= John McCartney (footballer, born 1866) =

Scottish footballer and manager

William John McCartney (1866 – 18 January 1933) was a Scottish footballer and football manager whose career lasted from 1884 to 1929.

==Playing career==
A native of Glasgow, McCartney began as a full back with Cartvale at the age of 18, later playing for Thistle. In 1887 he joined Rangers, staying for two years. before joining Cowlairs.

In 1893, he joined Newton Heath, playing 19 league games and scoring once before joining Luton Town in 1894. He helped Luton gain election to the Football League and played in Luton's first-ever league match on 4 September 1897, a 1–1 draw away to Leicester Fosse.
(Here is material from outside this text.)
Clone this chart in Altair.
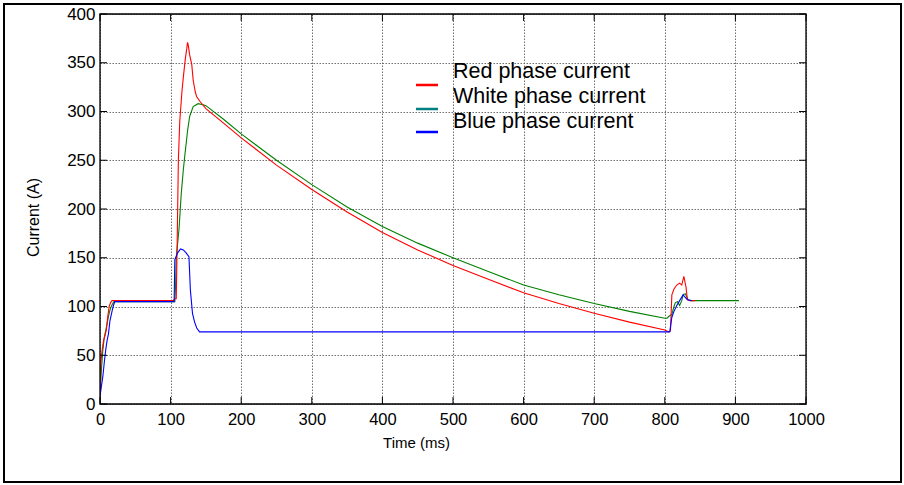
import altair as alt
import pandas as pd

# ---------------- data ----------------
red_t = [0, 0.5, 1.5, 3, 5, 7, 9, 11, 13, 15, 17, 60, 104, 106, 108,
         109, 110, 111, 113, 116, 118, 121, 123, 124, 125, 127, 130, 132, 135, 137, 142,
         150, 175, 200, 250, 300, 350, 400, 450, 500, 550, 600, 650, 700, 750, 800,
         805, 808, 810, 813, 817, 821, 824, 827, 830, 832, 836, 843]
red_i = [0, 30, 45, 55, 65, 70, 76, 90, 100, 104, 106, 106, 106, 108, 108,
         150, 200, 250, 290, 320, 335, 355, 365, 371, 368, 358, 348, 332, 320, 315, 310,
         303, 288, 273, 245, 220, 197, 176, 158, 142, 128, 114, 103, 93, 84, 76,
         74, 75, 112, 118, 122, 124, 122, 131, 120, 107, 106, 106]

green_t = [0, 2, 4, 6, 8, 10, 12, 14, 16, 18, 20, 60, 106,
           107, 108, 110, 112, 115, 118, 120, 124, 127, 132, 139, 146,
           150, 175, 200, 250, 300, 350, 400, 450, 500, 550, 600, 650, 700, 750, 800,
           803, 806, 810, 813, 815, 818, 821, 824, 826, 829, 833, 836, 870, 905]
green_i = [10, 35, 55, 68, 75, 82, 90, 96, 100, 103, 105, 105, 105,
           120, 150, 165, 180, 215, 240, 254, 280, 295, 305, 308, 307,
           306, 292, 277, 250, 225, 202, 182, 165, 150, 136, 122, 112, 103, 95, 88,
           88, 90, 92, 100, 104, 105, 101, 106, 112, 113, 107, 106, 106, 106]

blue_t = [0, 2, 4, 6, 8, 10, 12, 14, 17, 19, 21, 60, 105,
          106, 110, 114, 118, 122, 126, 128, 131, 134, 137, 141,
          300, 500, 700, 805, 807, 810, 813, 817, 821, 826, 828, 832, 838]
blue_i = [8, 18, 28, 42, 55, 65, 72, 85, 95, 101, 105, 105, 105,
          148, 155, 159, 158, 155, 151, 117, 93, 84, 78, 74,
          74, 74, 74, 74, 74, 89, 95, 101, 106, 112, 110, 107, 106]

series = ["Red phase current", "White phase current", "Blue phase current"]
line_colors = ["#FF0000", "#008000", "#0000FF"]
legend_colors = ["#FF0000", "#008080", "#0000FF"]

x_ticks = [0, 100, 200, 300, 400, 500, 600, 700, 800, 900, 1000]
y_ticks = [0, 50, 100, 150, 200, 250, 300, 350, 400]

# ---------------- tables ----------------
def frame(name, t, i):
    return pd.DataFrame({"t": t, "i": i, "s": name})

df_red = frame(series[0], red_t, red_i)
df_green = frame(series[1], green_t, green_i)
df_blue = frame(series[2], blue_t, blue_i)

W, H = 706, 390
FONT = "Liberation Sans"

xscale = alt.Scale(domain=[0, 1000], nice=False, zero=False)
yscale = alt.Scale(domain=[0, 400], nice=False)

grid_style = dict(grid=True, gridColor="#6e6e6e", gridDash=[1.5, 1.5], gridWidth=1,
                  gridOpacity=1, ticks=False, domain=False, labelFont=FONT,
                  titleFont=FONT, labelColor="black", titleColor="black", format="d",
                  labelFlush=False, labelOverlap=False)

xaxis = alt.Axis(values=x_ticks, title="Time (ms)", labelFontSize=16.5, labelPadding=7,
                 titleFontSize=15, titleFontWeight="normal", titleX=316, titleY=38,
                 titleBaseline="middle", titleAnchor="start", titleAlign="center",
                 **grid_style)
yaxis = alt.Axis(values=y_ticks, title="Current (A)", labelFontSize=17, labelPadding=5,
                 titleFontSize=16, titleFontWeight="normal", titleX=-67, titleY=203,
                 titleBaseline="middle", titleAlign="center", titleAngle=270,
                 **grid_style)

X = lambda: alt.X("t:Q", scale=xscale, axis=xaxis)
Y = lambda: alt.Y("i:Q", scale=yscale, axis=yaxis)

def line(df, color):
    return alt.Chart(df).mark_line(color=color, strokeWidth=1.1, clip=True).encode(x=X(), y=Y())

# inner ticks (MATLAB-style)
xt = pd.DataFrame({"t": x_ticks})
yt = pd.DataFrame({"i": y_ticks})
tick_style = dict(color="black", strokeWidth=1)
ticks_bottom = alt.Chart(xt).mark_rule(**tick_style).encode(
    x=X(), y=alt.value(H), y2=alt.value(H - 7))
ticks_top = alt.Chart(xt).mark_rule(**tick_style).encode(
    x=X(), y=alt.value(0), y2=alt.value(7))
ticks_left = alt.Chart(yt).mark_rule(**tick_style).encode(
    y=Y(), x=alt.value(0), x2=alt.value(7))
ticks_right = alt.Chart(yt).mark_rule(**tick_style).encode(
    y=Y(), x=alt.value(W), x2=alt.value(W - 7))

# plot box
box = alt.Chart(pd.DataFrame({"a": [0]})).mark_rect(
    fill=None, fillOpacity=0, stroke="black", strokeWidth=1.3, clip=False).encode(
    x=alt.value(0), x2=alt.value(W), y=alt.value(0), y2=alt.value(H))

# manual legend
leg = pd.DataFrame({"s": series, "c": legend_colors,
                    "ty": [58, 83, 108], "sy": [71, 95, 118]})
leg_sym = alt.Chart(leg).mark_rule(strokeWidth=2.5).encode(
    x=alt.value(316), x2=alt.value(338), y=alt.Y("sy:Q", scale=None),
    color=alt.Color("c:N", scale=None))
leg_txt = alt.Chart(leg).mark_text(align="left", baseline="middle", font=FONT,
                                   fontSize=21.5, color="black").encode(
    x=alt.value(353), y=alt.Y("ty:Q", scale=None), text="s:N")

# outer frame
frame_rect = alt.Chart(pd.DataFrame({"a": [0]})).mark_rect(
    fill=None, fillOpacity=0, stroke="black", strokeWidth=2, clip=False).encode(
    x=alt.value(-96), x2=alt.value(801), y=alt.value(-10), y2=alt.value(468))

chart = alt.layer(
    line(df_green, line_colors[1]),
    line(df_red, line_colors[0]),
    line(df_blue, line_colors[2]),
    ticks_bottom, ticks_top, ticks_left, ticks_right, box,
    leg_sym, leg_txt, frame_rect,
).properties(
    width=W, height=H,
    autosize=alt.AutoSizeParams(type="none"),
    padding={"left": 100, "top": 14, "right": 98, "bottom": 81},
).configure_view(
    stroke=None
).configure(background="white")

chart.save("out.html", embed_options={"renderer": "svg", "actions": False})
He played 27 times that season, leaving at the end of it to join Barnsley. He scored 3 times in 63 league games for Barnsley before retiring in April 1901 to become Barnsley's secretary-manager.

==Managerial career==
He left Barnsley in mid-1904, and returned to Scotland to manage St Mirren. He guided the Buddies to the 1908 Scottish Cup Final, losing 5–1 to Celtic.
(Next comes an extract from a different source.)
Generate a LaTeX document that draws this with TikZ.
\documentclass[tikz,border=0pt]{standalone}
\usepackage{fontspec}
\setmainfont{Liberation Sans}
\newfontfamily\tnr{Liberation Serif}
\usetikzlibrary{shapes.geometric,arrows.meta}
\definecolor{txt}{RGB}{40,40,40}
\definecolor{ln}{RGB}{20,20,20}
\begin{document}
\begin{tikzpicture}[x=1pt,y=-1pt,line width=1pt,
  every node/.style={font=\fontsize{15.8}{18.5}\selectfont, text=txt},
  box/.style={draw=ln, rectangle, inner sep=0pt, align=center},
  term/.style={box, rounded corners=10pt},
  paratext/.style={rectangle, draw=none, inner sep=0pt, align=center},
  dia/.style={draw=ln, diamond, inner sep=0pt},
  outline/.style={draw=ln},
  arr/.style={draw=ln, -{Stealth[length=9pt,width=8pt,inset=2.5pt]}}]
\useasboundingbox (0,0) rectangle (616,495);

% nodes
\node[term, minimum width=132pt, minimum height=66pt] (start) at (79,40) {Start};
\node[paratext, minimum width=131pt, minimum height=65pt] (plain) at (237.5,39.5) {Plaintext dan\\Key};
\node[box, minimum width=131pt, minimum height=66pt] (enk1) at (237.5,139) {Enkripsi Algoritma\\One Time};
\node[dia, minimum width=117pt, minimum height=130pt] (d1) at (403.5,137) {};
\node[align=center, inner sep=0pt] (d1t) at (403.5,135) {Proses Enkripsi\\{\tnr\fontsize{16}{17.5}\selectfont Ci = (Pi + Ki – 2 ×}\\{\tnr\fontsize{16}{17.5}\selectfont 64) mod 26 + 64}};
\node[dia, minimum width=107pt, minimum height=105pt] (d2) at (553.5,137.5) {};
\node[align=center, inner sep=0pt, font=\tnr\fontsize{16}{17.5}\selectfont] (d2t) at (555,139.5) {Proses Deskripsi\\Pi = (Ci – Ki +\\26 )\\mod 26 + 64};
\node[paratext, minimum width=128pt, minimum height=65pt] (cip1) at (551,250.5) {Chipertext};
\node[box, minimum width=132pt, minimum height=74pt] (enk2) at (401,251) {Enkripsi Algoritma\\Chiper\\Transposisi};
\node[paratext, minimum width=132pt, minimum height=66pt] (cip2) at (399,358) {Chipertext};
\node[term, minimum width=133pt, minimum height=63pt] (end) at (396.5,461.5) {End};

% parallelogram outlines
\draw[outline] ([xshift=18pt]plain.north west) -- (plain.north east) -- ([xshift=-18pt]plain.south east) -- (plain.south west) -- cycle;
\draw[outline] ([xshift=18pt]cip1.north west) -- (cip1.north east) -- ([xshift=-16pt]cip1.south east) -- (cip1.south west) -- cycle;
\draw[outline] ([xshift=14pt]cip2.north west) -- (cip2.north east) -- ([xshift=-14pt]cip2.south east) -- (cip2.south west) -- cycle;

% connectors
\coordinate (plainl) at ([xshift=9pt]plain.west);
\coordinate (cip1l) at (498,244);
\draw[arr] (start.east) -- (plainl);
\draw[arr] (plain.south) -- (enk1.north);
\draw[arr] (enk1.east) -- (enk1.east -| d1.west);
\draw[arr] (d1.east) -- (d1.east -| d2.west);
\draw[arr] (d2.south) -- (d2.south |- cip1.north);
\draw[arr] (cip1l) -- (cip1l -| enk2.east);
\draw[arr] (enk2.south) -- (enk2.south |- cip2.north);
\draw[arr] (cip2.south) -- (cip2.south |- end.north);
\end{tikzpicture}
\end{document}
In 1910 he left St Mirren to take over as manager of Heart of Midlothian. His spell in Edinburgh encompassed the club's rise to the top of the Scottish League with a group of exciting young players he brought in, and the decimation of that team after they enlisted together to fight in World War I, with several killed and others wounded. The closest he came to silverware was in the 1919 Victory Cup where Hearts were defeated in the final by his old club St Mirren. McCartney resigned from his position in October 1919, and was succeeded as Hearts manager by his son Willie.

In May 1920, he was appointed manager of Portsmouth. He guided Portsmouth from Division Three South to the First Division, but resigned due to ill health in May 1927 before he could manage Pompey in the top flight. In September 1927, he returned to management with Luton Town, but with his health declining further, he resigned in December 1929 and retired from football.

McCartney authored two booklets documenting Scottish footballers in the Great War, and those from Hearts who perished. He died in Edinburgh at the age of 66.